To achieve these targets, Pakistan had to take stringent steps. First, the country had to set its system in order by improving the taxation system and reducing subsidies. It had to cut down on useless expense, introduce a transparent financial system and bring down circular debts.
For this, unpopular decisions had to be taken, which no political party was willing to take.
The present coalition government wanted to pass on the minimum impact of the IMF conditions on the people in order to preserve its support, which was already at a low following the ouster of the Imran Khan-led government in April 2022.
In a statement issued following the state-level agreement, IMF Representative to Pakistan Nathan Porter said the new standby arrangement was built on the 2019 programme.
He recounted the various challenges being faced by Pakistan that had brought an economic crisis, including last year’s catastrophic floods and price hikes due to the war in Ukraine.
“As a result of these shocks as well as some policy missteps — including shortages from constraints on the functioning of the FX market — economic growth has stalled. Inflation, including for essential items, is very high,” he said in a statement.

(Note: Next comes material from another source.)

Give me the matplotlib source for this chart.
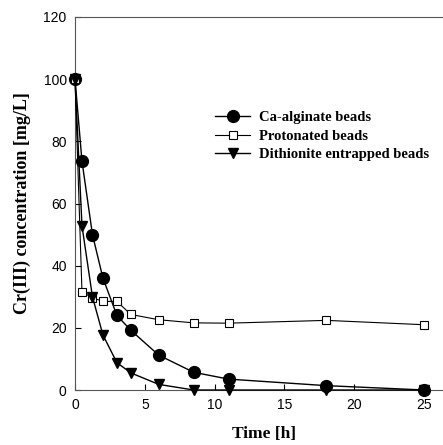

He went on to say that although the government made efforts to reduce imports and trade deficit, the foreign reserves continued to decline to low levels.
“Liquidity conditions in the power sector also remain acute,” Mr Porter said.
The IMF representative hoped that the new arrangement would help meet these challenges and provide a “policy anchor and a framework for financial support from multilateral and bilateral partners in the period ahead”.
The press release said the standby agreement would “support the authorities’ immediate efforts to stabilise the economy from recent external shocks, preserve macroeconomic stability and provide a framework for financing from multilateral and bilateral partners”.
On the other hand, Prime Minister Shehbaz Sharif hoped that the $3 billion deal would be Pakistan’s last loan programme with the IMF.
He discussed in detail about his talks with IMF Managing Director Kristalina Georgieva, and how he had tried to convince her that all conditions for the release of the funds had been fulfilled. He said she raised certain concerns, including the $2 billion external financing gap, after which he met the Islamic Development Bank president who then announced $1 billion in funds for Pakistan.
Meanwhile, majority of the analysts were of the view that the latest agreement would enable Pakistan to thwart the threat of default and provide it with a short-term relief.
The IMF deal would also unlock more funds from other financial institutions, including the Asian Development Bank and the World Bank.
This whole IMF saga should serve as a lesson for the Pakistani leaders. It had been an uphill task securing loans, and if rationale prevails, the leaders should take all direly needed steps to revive the country’s economy, make use of the funds in a profitable manner and take the country forward in a positive way.
Self dependence should be achieved through a proper economic plan.